TO DO =
Nothing outside the lines from the one containing "Write the matplotlib code for this chart." through the one containing "from matplotlib.ticker import" should be copied, and no pictures either. Copy those lines exactly.

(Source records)
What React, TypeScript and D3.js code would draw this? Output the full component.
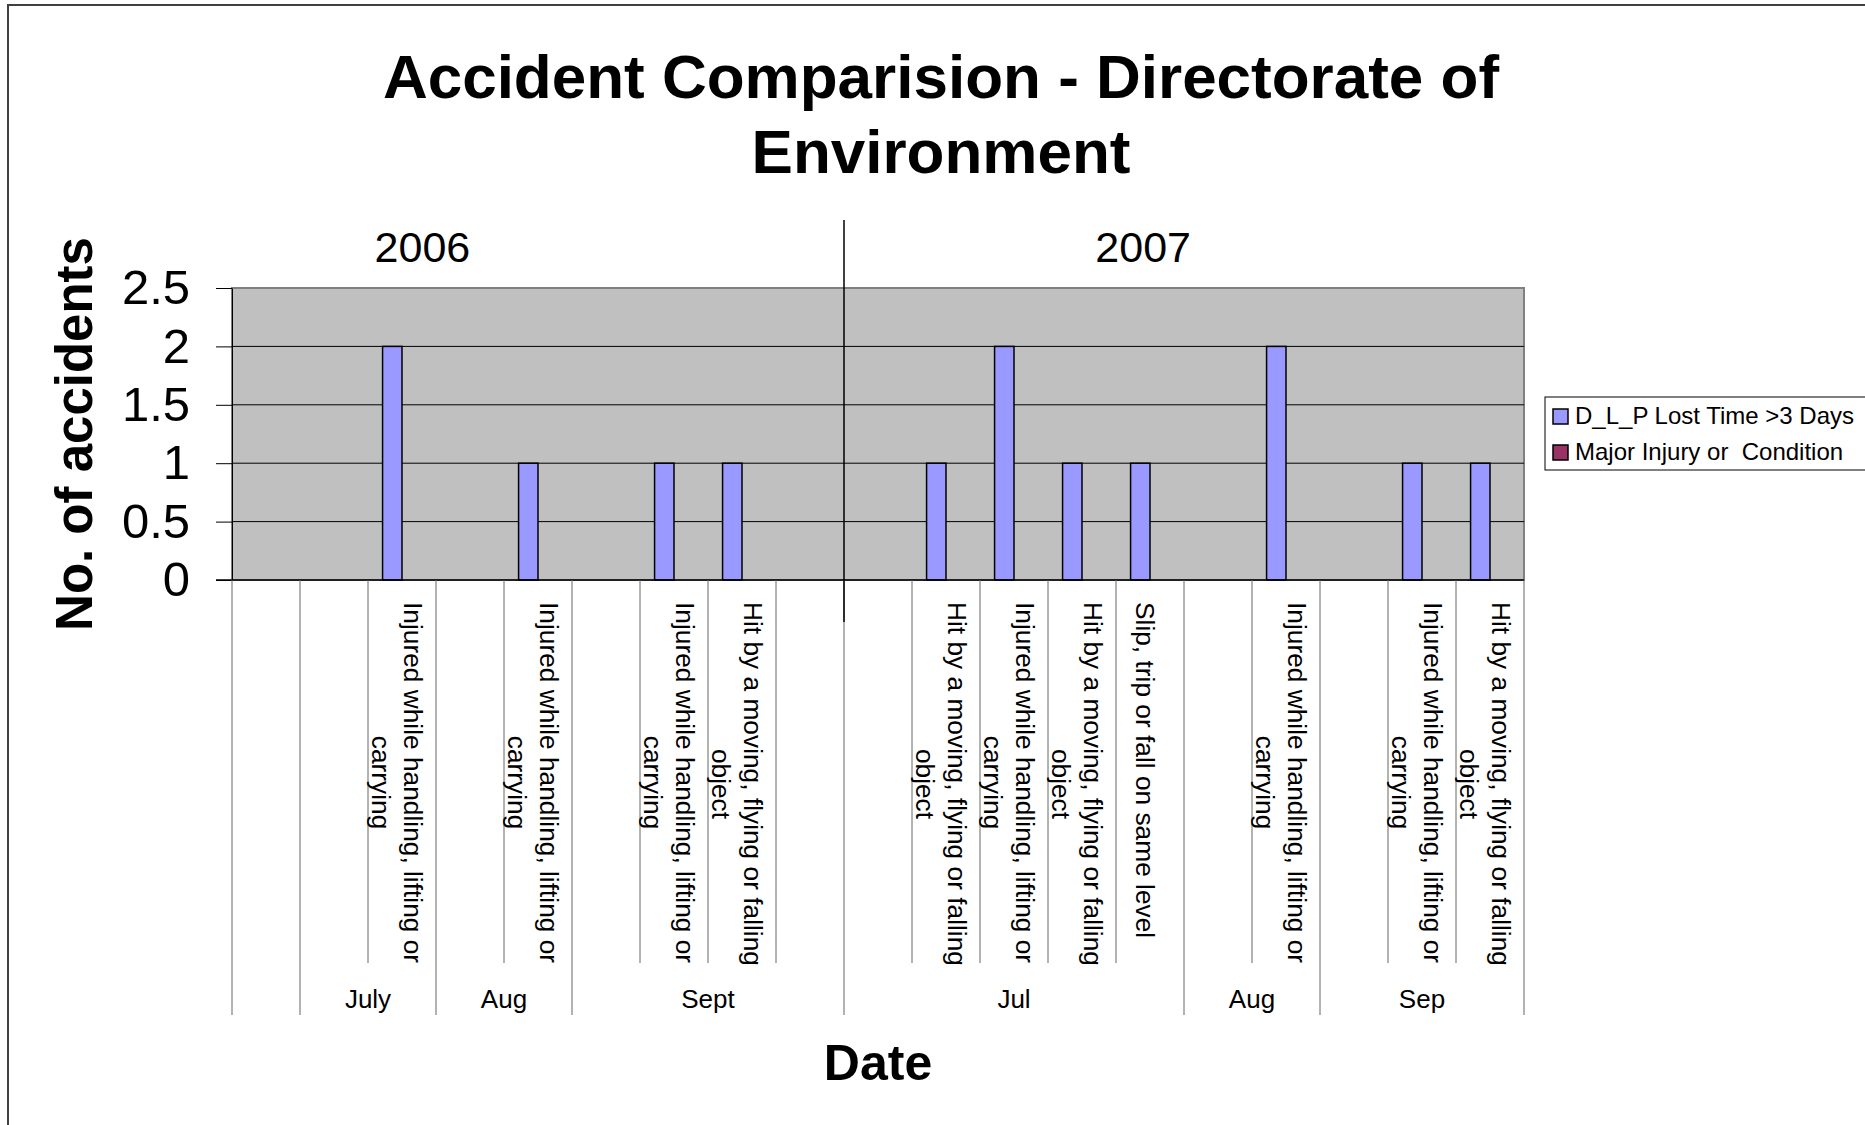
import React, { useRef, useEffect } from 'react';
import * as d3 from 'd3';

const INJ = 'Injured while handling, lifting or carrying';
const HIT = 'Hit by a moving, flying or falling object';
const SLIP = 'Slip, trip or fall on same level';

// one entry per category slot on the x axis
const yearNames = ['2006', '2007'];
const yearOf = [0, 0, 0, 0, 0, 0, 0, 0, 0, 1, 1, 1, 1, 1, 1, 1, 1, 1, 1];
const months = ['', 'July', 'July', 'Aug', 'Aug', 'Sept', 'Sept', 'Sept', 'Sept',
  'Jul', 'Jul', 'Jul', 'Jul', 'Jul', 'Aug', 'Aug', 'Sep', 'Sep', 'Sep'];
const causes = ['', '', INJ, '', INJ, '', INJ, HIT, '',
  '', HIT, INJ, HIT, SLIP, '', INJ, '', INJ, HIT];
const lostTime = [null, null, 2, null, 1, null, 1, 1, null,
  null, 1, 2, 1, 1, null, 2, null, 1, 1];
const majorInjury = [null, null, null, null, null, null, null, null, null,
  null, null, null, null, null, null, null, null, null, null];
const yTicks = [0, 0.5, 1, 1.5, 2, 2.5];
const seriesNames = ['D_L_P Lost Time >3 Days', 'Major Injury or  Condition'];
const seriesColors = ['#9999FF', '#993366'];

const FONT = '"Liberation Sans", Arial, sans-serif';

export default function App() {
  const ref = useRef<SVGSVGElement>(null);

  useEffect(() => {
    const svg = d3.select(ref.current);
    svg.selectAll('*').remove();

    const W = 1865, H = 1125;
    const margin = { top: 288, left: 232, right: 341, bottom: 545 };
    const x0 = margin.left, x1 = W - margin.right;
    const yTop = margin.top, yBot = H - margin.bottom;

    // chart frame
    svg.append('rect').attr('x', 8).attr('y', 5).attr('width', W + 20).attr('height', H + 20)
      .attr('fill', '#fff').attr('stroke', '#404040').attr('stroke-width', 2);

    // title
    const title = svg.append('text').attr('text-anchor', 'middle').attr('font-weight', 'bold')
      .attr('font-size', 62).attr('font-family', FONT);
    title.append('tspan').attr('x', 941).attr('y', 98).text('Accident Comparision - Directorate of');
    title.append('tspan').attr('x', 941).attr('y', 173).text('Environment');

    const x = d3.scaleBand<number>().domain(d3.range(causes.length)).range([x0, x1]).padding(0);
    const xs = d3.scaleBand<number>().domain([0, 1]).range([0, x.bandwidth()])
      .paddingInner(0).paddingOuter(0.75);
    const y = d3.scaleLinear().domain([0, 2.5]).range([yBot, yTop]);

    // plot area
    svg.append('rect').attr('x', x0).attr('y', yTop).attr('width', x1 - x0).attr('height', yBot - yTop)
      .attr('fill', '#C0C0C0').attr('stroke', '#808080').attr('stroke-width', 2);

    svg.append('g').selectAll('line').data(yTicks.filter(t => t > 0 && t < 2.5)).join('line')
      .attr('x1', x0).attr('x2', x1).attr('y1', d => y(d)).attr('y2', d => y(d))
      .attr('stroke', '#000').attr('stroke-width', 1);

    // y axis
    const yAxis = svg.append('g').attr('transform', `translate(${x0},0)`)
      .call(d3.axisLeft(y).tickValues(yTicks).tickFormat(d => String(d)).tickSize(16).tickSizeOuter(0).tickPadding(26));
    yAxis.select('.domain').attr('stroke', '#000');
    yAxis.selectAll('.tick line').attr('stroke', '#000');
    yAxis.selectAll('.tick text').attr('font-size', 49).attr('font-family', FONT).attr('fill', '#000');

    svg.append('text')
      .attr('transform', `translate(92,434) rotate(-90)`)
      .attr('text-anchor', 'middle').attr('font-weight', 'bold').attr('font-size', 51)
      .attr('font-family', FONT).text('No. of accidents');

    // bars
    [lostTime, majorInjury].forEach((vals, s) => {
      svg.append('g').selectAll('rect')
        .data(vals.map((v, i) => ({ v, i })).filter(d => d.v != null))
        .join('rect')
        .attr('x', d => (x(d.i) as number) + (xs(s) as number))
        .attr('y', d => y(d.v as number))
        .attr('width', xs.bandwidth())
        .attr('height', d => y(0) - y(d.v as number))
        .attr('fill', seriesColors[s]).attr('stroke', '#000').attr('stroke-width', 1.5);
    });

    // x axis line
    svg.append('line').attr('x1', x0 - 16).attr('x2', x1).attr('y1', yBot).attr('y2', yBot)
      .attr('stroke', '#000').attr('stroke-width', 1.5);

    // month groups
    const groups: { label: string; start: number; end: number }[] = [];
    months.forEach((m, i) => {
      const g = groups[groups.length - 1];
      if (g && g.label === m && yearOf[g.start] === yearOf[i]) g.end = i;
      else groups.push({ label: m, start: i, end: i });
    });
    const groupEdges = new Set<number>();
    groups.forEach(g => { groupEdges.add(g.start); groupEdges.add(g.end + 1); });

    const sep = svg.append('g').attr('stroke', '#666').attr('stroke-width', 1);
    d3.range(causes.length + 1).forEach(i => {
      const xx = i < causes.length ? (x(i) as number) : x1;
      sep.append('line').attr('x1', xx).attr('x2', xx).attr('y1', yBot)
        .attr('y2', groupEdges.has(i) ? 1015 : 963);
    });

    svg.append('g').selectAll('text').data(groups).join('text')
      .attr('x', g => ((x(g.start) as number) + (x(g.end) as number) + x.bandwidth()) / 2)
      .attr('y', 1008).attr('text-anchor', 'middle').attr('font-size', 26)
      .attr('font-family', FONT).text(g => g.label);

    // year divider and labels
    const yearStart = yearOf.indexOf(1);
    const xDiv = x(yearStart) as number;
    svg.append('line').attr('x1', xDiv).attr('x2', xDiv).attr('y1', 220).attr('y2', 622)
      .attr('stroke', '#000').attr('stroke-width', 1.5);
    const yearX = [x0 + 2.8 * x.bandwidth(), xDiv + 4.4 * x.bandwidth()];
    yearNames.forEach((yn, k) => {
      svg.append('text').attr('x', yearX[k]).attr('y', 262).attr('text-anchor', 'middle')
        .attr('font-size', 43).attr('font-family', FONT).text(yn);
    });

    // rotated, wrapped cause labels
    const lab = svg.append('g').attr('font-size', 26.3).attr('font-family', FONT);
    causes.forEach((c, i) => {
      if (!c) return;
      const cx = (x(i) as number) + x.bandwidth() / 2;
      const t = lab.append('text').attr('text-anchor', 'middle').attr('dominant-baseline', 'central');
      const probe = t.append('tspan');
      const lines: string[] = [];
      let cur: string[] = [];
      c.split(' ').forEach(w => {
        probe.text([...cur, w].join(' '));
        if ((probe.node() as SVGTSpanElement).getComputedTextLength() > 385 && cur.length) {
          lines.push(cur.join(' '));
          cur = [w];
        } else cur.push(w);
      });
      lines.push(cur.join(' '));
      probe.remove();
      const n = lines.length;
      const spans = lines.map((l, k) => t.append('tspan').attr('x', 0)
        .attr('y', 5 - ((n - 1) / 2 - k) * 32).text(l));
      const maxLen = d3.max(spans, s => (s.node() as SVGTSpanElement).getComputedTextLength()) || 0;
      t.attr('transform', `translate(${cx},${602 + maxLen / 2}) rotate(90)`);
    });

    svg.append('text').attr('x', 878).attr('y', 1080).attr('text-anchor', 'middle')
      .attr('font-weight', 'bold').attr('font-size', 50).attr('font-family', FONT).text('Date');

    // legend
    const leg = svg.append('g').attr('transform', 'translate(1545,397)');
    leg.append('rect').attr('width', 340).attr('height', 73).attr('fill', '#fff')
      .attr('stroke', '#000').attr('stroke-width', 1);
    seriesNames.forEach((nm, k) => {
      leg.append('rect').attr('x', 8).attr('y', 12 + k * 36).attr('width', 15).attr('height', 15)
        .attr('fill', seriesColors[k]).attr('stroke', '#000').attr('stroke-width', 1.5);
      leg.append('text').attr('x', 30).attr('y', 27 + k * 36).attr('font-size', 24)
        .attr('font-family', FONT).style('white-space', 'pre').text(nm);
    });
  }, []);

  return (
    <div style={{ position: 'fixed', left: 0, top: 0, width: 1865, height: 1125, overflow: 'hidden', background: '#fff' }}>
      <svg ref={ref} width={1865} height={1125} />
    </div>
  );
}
* * *
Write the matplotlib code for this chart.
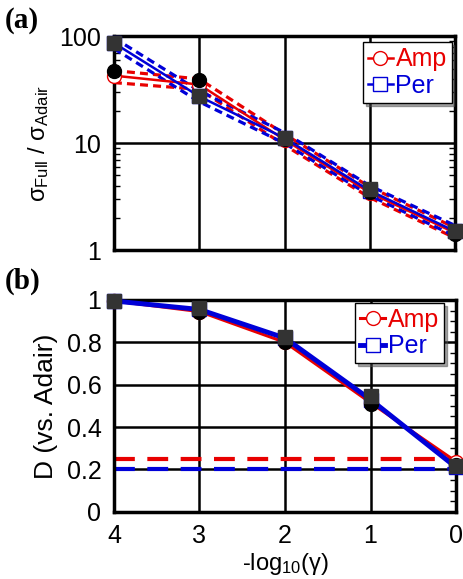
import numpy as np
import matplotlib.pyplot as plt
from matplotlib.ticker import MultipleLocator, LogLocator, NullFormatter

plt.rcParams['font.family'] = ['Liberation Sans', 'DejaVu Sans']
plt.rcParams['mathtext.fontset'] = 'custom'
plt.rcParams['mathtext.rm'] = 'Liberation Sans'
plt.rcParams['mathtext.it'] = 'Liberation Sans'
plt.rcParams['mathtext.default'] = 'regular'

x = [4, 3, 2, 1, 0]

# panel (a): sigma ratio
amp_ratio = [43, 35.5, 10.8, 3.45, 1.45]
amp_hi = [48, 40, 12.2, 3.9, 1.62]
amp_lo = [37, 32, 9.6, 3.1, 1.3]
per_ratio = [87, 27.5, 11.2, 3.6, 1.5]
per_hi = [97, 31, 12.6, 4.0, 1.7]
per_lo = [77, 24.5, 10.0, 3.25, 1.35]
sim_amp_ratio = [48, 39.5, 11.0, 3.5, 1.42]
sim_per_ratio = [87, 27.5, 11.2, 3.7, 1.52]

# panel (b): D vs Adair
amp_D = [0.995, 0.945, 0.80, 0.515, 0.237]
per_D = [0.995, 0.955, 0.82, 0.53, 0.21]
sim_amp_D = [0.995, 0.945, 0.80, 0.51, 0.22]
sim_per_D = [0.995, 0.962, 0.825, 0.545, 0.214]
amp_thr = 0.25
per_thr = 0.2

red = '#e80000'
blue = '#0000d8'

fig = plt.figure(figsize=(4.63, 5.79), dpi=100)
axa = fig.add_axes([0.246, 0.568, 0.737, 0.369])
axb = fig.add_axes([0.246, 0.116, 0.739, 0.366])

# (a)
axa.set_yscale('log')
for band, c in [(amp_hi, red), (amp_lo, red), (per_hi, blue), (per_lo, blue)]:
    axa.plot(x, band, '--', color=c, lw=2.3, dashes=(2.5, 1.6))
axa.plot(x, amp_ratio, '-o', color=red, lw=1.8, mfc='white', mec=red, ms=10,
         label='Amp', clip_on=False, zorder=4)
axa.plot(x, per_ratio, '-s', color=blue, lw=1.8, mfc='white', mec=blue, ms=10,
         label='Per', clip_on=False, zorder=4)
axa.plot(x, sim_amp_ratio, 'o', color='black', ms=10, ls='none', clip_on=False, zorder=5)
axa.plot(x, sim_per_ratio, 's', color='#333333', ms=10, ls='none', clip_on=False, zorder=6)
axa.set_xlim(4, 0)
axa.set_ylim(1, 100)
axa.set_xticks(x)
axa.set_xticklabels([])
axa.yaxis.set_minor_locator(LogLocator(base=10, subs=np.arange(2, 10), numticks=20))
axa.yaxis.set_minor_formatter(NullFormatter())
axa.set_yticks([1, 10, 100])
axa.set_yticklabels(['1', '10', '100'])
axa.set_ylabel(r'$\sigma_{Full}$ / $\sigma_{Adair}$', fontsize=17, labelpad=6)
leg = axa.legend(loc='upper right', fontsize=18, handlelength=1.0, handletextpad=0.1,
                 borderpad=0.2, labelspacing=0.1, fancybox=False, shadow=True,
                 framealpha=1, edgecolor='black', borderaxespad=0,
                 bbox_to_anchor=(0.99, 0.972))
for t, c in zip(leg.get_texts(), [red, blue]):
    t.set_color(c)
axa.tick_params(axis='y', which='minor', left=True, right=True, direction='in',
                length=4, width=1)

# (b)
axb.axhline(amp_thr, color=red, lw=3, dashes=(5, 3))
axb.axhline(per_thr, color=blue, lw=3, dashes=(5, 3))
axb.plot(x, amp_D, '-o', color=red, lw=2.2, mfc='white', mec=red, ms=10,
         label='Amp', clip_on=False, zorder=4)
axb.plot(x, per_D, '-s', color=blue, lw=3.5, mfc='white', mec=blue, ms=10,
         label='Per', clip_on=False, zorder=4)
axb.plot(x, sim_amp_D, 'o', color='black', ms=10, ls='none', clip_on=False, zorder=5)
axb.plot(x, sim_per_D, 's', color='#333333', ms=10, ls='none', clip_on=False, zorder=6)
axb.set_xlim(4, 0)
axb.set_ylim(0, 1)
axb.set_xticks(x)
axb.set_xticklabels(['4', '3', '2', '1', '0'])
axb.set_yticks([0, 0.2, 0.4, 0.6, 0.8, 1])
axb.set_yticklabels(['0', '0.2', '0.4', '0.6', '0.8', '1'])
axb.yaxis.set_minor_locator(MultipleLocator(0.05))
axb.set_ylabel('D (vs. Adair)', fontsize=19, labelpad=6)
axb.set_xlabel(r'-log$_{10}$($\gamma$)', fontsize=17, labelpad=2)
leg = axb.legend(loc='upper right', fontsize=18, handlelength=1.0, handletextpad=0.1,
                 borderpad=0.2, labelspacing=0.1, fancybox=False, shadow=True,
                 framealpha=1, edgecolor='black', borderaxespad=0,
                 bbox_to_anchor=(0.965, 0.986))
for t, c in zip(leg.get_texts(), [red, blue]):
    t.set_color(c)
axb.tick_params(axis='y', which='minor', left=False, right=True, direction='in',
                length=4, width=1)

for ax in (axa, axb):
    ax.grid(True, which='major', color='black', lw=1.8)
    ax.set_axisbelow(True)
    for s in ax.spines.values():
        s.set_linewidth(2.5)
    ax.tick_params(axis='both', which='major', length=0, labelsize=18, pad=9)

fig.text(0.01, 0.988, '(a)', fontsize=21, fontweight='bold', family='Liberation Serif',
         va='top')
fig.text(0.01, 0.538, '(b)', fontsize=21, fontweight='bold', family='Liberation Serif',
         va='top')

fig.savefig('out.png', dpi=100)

RESPONSE TO THE EXERCISE =
Write the matplotlib code for this chart.
import numpy as np
import matplotlib.pyplot as plt
from matplotlib.ticker import MultipleLocator, LogLocator, NullFormatter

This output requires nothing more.